Ernest-Antoine Seillière


Aujourd’hui, Wendel est une société d'investissement européenne issue de la fusion-absorption de CGIP et de Marine-Wendel en juin 2002. L'entreprise est contrôlée par la famille de Wendel : Wendel-Participations, holding familial de la famille Wendel, détient 37,7 % de Wendel SE, bien loin de la métallurgie. Pour un chiffre d’affaires de 8 389 millions d’euros en 2018, les bénéfices ont été de 45,3 millions d’euros. La liste de leurs participations dans les entreprises françaises ou étrangère est longue et révèle une diversité extraordinaire.

Les bénéfices se répartissent de façon très inégale entre les membres de la famille, de 3000 à  plusieurs centaines de milliers d’euros par an, selon le nombre de parts possédées par les descendant de Jean Martin de Wendel, le fondateur. 

Les Wendel, en trois siècles d’histoire industrielle, ont contribué à l’enrichissement de la France et à sa modernisation. Ils ont été le modèle d’un capitalisme industriel, fait de rigueur et de probité, toujours soucieux de ceux qui travaillaient pour eux. Le capitalisme financier n’a plus les mêmes modes de pensée ni de fonctionnement.

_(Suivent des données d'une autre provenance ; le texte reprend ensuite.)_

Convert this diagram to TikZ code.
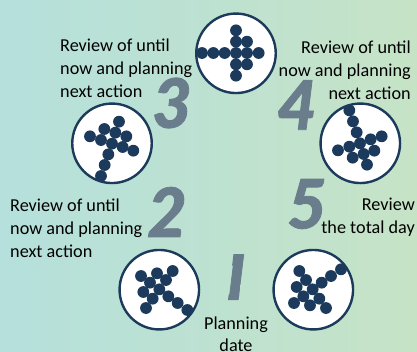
\documentclass[tikz,border=0pt]{standalone}
\usepackage{fontspec}
\setmainfont{Carlito}
\newfontfamily\numfont{Lato Black}[ItalicFont={Lato Black Italic},ItalicFeatures={FakeBold=1.2}]
\definecolor{navy}{HTML}{1B3A5C}
\definecolor{numgray}{HTML}{6A7D8C}
\definecolor{bgl}{HTML}{B5E0DC}
\definecolor{bgr}{HTML}{C6E3C6}
\tikzset{
  x=1pt,y=-1pt,
  disc/.style={circle,draw=navy,line width=2.4pt,fill=white,minimum size=79.5pt,inner sep=0pt},
  dot/.style={circle,fill=navy,minimum size=11.8pt,inner sep=0pt},
  lbl/.style={inner sep=0pt,text=black,font=\fontsize{18.2}{23}\selectfont},
  bignum/.style={inner sep=0pt,text=numgray,font=\fontsize{68}{68}\selectfont\numfont\itshape}
}
\begin{document}
\begin{tikzpicture}
\useasboundingbox (0,0) rectangle (417,351);
\shade[left color=bgl,right color=bgr] (0,0) rectangle (417,351);
\node[disc] (top) at (236,53.3) {};
\node[disc] (left) at (112,143.3) {};
\node[disc] (lowleft) at (159.3,289.7) {};
\node[disc] (lowright) at (313.3,289.7) {};
\node[disc] (right) at (360.3,143.3) {};
\foreach \x/\y in {408/91,408/125,441/125,408/159,374/159,340/159,306/159,441/159,476/159,408/193,441/193,408/227}
  \node[dot] at ({100+\x/3},{\y/3}) {};
\foreach \x/\y in {357/365,313/387,346/398,270/409,303/420,379/409,336/431,368/441,400/452,325/463,314/495,303/528}
  \node[dot] at ({\x/3},{\y/3}) {};
\foreach \x/\y in {123/288,171/280,218/273,150/308,198/300,130/336,178/328,158/356,205/349,138/384,233/369,262/390}
  \node[dot] at ({100+\x/3},{180+\y/3}) {};
\foreach \x/\y in {598/273,618/300,665/308,693/288,723/268,590/321,638/328,610/349,658/356,582/369,630/376,678/384}
  \node[dot] at ({100+\x/3},{180+\y/3}) {};
\foreach \x/\y in {238/241,249/274,260/307,302/328,335/319,270/340,238/350,313/362,281/372,204/361,248/383,291/404}
  \node[dot] at ({270+\x/3},{30+\y/3}) {};
\node[bignum] (n3) at (172,103) {3};
\node[bignum] (n4) at (297,105) {4};
\node[bignum] (n5) at (307,204) {5};
\node[bignum] (n2) at (167,212) {2};
\begin{scope}
\clip (233.5,254) -- (245.5,254) -- (238.5,300) -- (228,300) -- cycle;
\node[bignum] (n1) at (233.5,277) {1};
\end{scope}
\node[lbl,align=left,anchor=west] (t3) at (60,68) {Review of until\\now and planning\\next action};
\node[lbl,align=left,anchor=west] (t2) at (10,228) {Review of until\\now and planning\\next action};
\node[lbl,align=right,anchor=east] (t4) at (411,70) {Review of until\\now and planning\\next action};
\node[lbl,align=right,anchor=east] (t5) at (415,217.5) {Review\\the total day};
\node[lbl,align=center,font=\fontsize{18.2}{22}\selectfont] (t1) at (236,334) {Planning\\date};
\end{tikzpicture}
\end{document}
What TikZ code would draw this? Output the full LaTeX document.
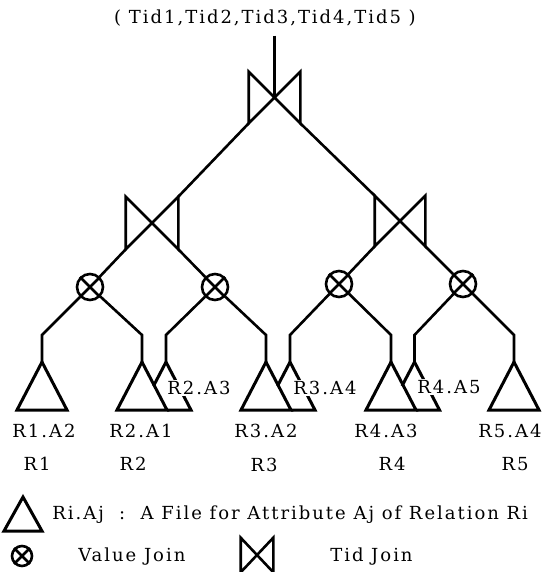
\documentclass[tikz,border=0pt]{standalone}
\usepackage{fontspec}
\setmainfont{DejaVu Serif}[LetterSpace=11]
\usetikzlibrary{calc}
\newcommand\tidjoin[1]{\draw[line join=miter] (#1.north west) -- (#1.south east) -- (#1.north east) -- (#1.south west) -- cycle;}
\newcommand\valjoin[1]{\draw (#1.north west) -- (#1.south east) (#1.north east) -- (#1.south west);}
\newcommand\filetri[1]{\draw[tri] (#1) -- ++(-25,48) -- ++(50,0) -- cycle;}
\begin{document}
\begin{tikzpicture}[x=1pt,y=-1pt, line width=2.6pt,
  lbl/.style={font=\fontsize{18}{20}\selectfont, inner sep=1pt},
  vj/.style={circle, draw, minimum size=26pt, inner sep=0pt},
  tj/.style={rectangle, minimum width=49pt, minimum height=49pt, inner sep=0pt},
  tri/.style={line width=3pt, line join=miter}]
\useasboundingbox (0,0) rectangle (558,572);
% top label
\node[lbl] (top) at (265,18) {( Tid1,Tid2,Tid3,Tid4,Tid5 )};
% tid joins
\node[tj] (tb) at (274.5,97.5) {};
\node[tj, minimum width=50pt, minimum height=50pt] (lb) at (152,223) {};
\node[tj, minimum width=48pt, minimum height=48pt] (rb) at (400,221) {};
\tidjoin{tb}\tidjoin{lb}\tidjoin{rb}
% value joins
\node[vj] (c1) at (90,287) {};
\node[vj] (c2) at (215,287) {};
\node[vj] (c3) at (339,284) {};
\node[vj] (c4) at (463,284) {};
\valjoin{c1}\valjoin{c2}\valjoin{c3}\valjoin{c4}
% apexes and elbows
\foreach \n/\x in {t1/42, t2/142, b2/166, t3/266, b3/290, t4/391, b4/414.5, t5/514}{
  \coordinate (\n) at (\x,362);
  \coordinate (e\n) at (\x,335);
}
% connectors
\path (tb.center |- top.south) ++(0,7) coordinate (vtop);
\draw (vtop) -- (tb.center);
\draw (tb.south west) -- (lb.north east);
\draw (tb.south east) -- (rb.north west);
\draw (lb.south west) -- (c1);
\draw (lb.south east) -- (c2);
\draw (rb.south west) -- (c3);
\draw (rb.south east) -- (c4);
\draw (c1) -- (et1) -- (t1);
\draw (c1) -- (et2) -- (t2);
\draw (c2) -- (eb2) -- (b2);
\draw (c2) -- (et3) -- (t3);
\draw (c3) -- (eb3) -- (b3);
\draw (c3) -- (et4) -- (t4);
\draw (c4) -- (eb4) -- (b4);
\draw (c4) -- (et5) -- (t5);
% partly hidden files
\foreach \b/\f in {b2/t2, b3/t3, b4/t4}{
  \draw[tri] (\b) -- ++(-12.5,24);
  \draw[tri] (\b) -- ++(25,48) -- ($(\f)+(25,48)$);
}
\node[lbl, fill=white] (l23) at (199,388) {R2.A3};
\node[lbl, fill=white] (l34) at (325,388) {R3.A4};
\node[lbl, fill=white] (l45) at (449,387) {R4.A5};
% files
\filetri{t1}\filetri{t2}\filetri{t3}\filetri{t4}\filetri{t5}
% file labels
\node[lbl] (l12) at (44,431) {R1.A2};
\node[lbl] (l21) at (141,431) {R2.A1};
\node[lbl] (l32) at (266,431) {R3.A2};
\node[lbl] (l43) at (386,431) {R4.A3};
\node[lbl] (l54) at (510,431) {R5.A4};
% relation labels
\node[lbl] (r1) at (37,464) {R1};
\node[lbl] (r2) at (133,464) {R2};
\node[lbl] (r3) at (264,465) {R3};
\node[lbl] (r4) at (392,464) {R4};
\node[lbl] (r5) at (515,464) {R5};
% legend
\coordinate (lt) at (23,497);
\draw[tri] (lt) -- ++(-19,34) -- ++(38,0) -- cycle;
\node[lbl, anchor=west] (ltx) at (50,515) {Ri.Aj\ \ :\ \ A File for Attribute Aj of Relation Ri};
\node[vj, minimum size=20pt] (lc) at (22,556) {};
\valjoin{lc}
\node[lbl, anchor=west] (lcx) at (76,557) {Value\ Join};
\node[tj, minimum width=30pt, minimum height=32pt] (lb2) at (257,555) {};
\tidjoin{lb2}
\node[lbl, anchor=west] (lbx) at (328,557) {Tid\ Join};
\end{tikzpicture}
\end{document}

Ernest Antoine Seillière a été contraint à démissionner à la suite d’une opération financière que le Ministère des Finances a considérée comme frauduleuse. Les intérêts de la famille  ont été entre les mains de François III de Wendel, né en 1949, l’année de la mort de François II, jusqu’en 2018.  



François III de Wendel


Le fils de François III a été prénommé Jean Martin du nom du fondateur. A la mort de son père et de son oncle, Humbert de Wendel, il sera le seul mâle à porter le nom de la famille, à moins que lui-même n’ait des garçons. 



André François-Poncet


Wendel est aujourd’hui dirigé par André François-Poncet, en qualité de président du directoire et David Darmon, membre du directoire pour l’Amérique du Nord. François-Poncet déclarait au magazine “Le Revenu” en mai 2019 : Le bilan de Wendel est très solide. Notre endettement net ne représente que 3,8% de la valeur de nos actifs. Nous pourrions porter ce levier à 20%, sans perdre notre notation financière. Notre capacité d’investissement est de l’ordre du milliard d’euros… Le dividende est en croissance année après année. Depuis le 13 juin 2002, date de la fusion CGIP/Marine-Wendel, le taux de retour moyen aux actionnaires (performance du titre plus dividendes réinvestis) ressort à 11,3% par an, contre -3,5 % pour l’Euro Stoxx 50.”


Est-il besoin de rappeler que André François-Poncet est un Wendel par sa grand-mère née Marie-Thérèse de Mitry ? Toujours une histoire de famille, trois siècles après.